Some seem to believe the inevitable and imminent departure of cursive will destroy society. “My grandchildren won’t be able to read my notes.” They will if you print them instead of writing them in cursive. “How will today’s kids write checks?” How many checks do you write these days? How much longer do you think paper checks will even be a thing? “They have to be able to sign their names!” Not if they’re using biometric identifiers like facial recognition. And my favorite: “How will they ever read the Declaration of Independence?” You may go into your attic and unroll that scroll of crinkly, yellowed paper with the tiny writing. As for me, I’ll do what the kids will do: google it.

Wait, you plead, can’t we just take some time to teach cursive? Well, there are only so many hours in a school day and a school year. School today isn’t like what you remember. It’s tougher, in many ways. Over the last several decades, we’ve expanded and accelerated what we expect kids to learn. If you read through Indiana’s Academic Standards, you’ll probably recognize concepts you learned in high school being taught at the elementary level.

Those standards list everything the state expects every student in every grade to know about every subject by the end of the current school year. Frankly, that’s unrealistic because it’s unattainable. The best teacher you ever encountered is doomed to fail – not because of any lack of competence, but because of a simple lack of time. There are no spare hours, so emphasizing cursive would demand forgoing some of those legally mandated requirements.

And the state just keeps piling it on. Most General Assembly sessions result in new subject matter requirements and new classes. Parents want to see classes for other languages like Latin, Russian, and Chinese, as well as broad expansions of fine arts programs … and classes on subjects that have traditionally been considered family responsibilities, like financial management, cooking, and how to change a flat tire. Nearby everyone complains that there’s not enough career education (although most Hoosiers have no clue about just how much more is available to today’s students).

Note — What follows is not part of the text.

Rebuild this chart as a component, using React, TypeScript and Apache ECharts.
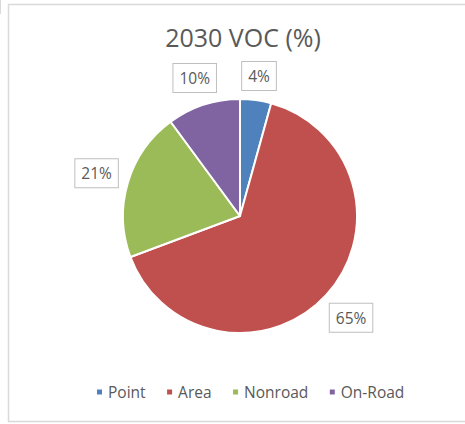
import React, { useEffect, useRef } from "react";
import * as echarts from "echarts";

const categories = ["Point", "Area", "Nonroad", "On-Road"];
const values = [4.3, 65.0, 20.6, 10.1];
const colors = ["#4f81bd", "#c0504d", "#9bbb59", "#8064a2"];
const titleText = "2030 VOC (%)";

export default function App() {
  const ref = useRef<HTMLDivElement>(null);
  useEffect(() => {
    if (!ref.current) return;
    const chart = echarts.init(ref.current, undefined, { renderer: "svg" });
    const font = "'Open Sans', 'Noto Sans', sans-serif";
    const cx = 240;
    const cy = 216;
    const R = 117;
    const total = values.reduce((a, b) => a + b, 0);
    const mids: number[] = [];
    let acc = 0;
    values.forEach((v) => {
      mids.push(((acc + v / 2) / total) * Math.PI * 2);
      acc += v;
    });
    chart.setOption({
      animation: false,
      backgroundColor: "#ffffff",
      color: colors,
      title: {
        text: titleText,
        left: 238,
        textAlign: "center",
        top: 19,
        textStyle: { fontFamily: font, fontSize: 25, fontWeight: "normal", color: "#595959" },
      },
      legend: {
        bottom: 19,
        left: 90,
        icon: "rect",
        itemWidth: 7,
        itemHeight: 7,
        itemGap: 19.5,
        textStyle: { fontFamily: font, fontSize: 15.5, color: "#595959" },
        data: categories,
      },
      graphic: [
        {
          type: "rect",
          shape: { x: 8.5, y: 4.5, width: 470, height: 417 },
          style: { fill: "none", stroke: "#d9d9d9", lineWidth: 1.5 },
          silent: true,
        },
        {
          type: "line",
          shape: { x1: 0.5, y1: 0, x2: 0.5, y2: 14 },
          style: { stroke: "#d9d9d9", lineWidth: 1 },
          silent: true,
        },
      ],
      series: [
        {
          type: "pie",
          center: [cx, cy],
          radius: [0, R],
          startAngle: 90,
          clockwise: true,
          itemStyle: { borderColor: "#ffffff", borderWidth: 2 },
          label: {
            show: true,
            position: "outside",
            formatter: (p: any) => `${Math.round(p.value)}%`,
            fontFamily: font,
            fontSize: 15.5,
            lineHeight: 18,
            color: "#595959",
            backgroundColor: "#ffffff",
            borderColor: "#bfbfbf",
            borderWidth: 1,
            padding: [5, 6, 5, 6],
          },
          labelLine: { show: false, length: 10, length2: 0 },
          labelLayout: (p: any) => {
            const a = mids[p.dataIndex];
            const dx = Math.sin(a);
            const dy = -Math.cos(a);
            const w = p.labelRect.width / 2;
            const h = p.labelRect.height / 2;
            const support = w * Math.abs(dx) + h * Math.abs(dy);
            const r = R + 7 + support;
            return {
              x: cx + dx * r,
              y: cy + dy * r,
              align: "center",
              verticalAlign: "middle",
            };
          },
          data: categories.map((c, i) => ({ name: c, value: values[i] })),
        },
      ],
    });
    return () => chart.dispose();
  }, []);
  return (
    <div
      ref={ref}
      style={{ position: "absolute", left: 0, top: 0, width: 465, height: 424 }}
    />
  );
}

Yet for decades, we haven’t added any hours to the school day, nor days to the school year. So we simply put more pressure on classroom teachers to cram even more into every day while simultaneously wondering why so few young people see teaching as a viable career. And then we get angry when those teachers don’t carve hours out of those days to teach kids a writing style that’s within a couple years of being as useless as an inkwell at every desk.

Personally, I’d rather my grandkids spend that time learning things that will prepare them for success in the world they’ll occupy as adults.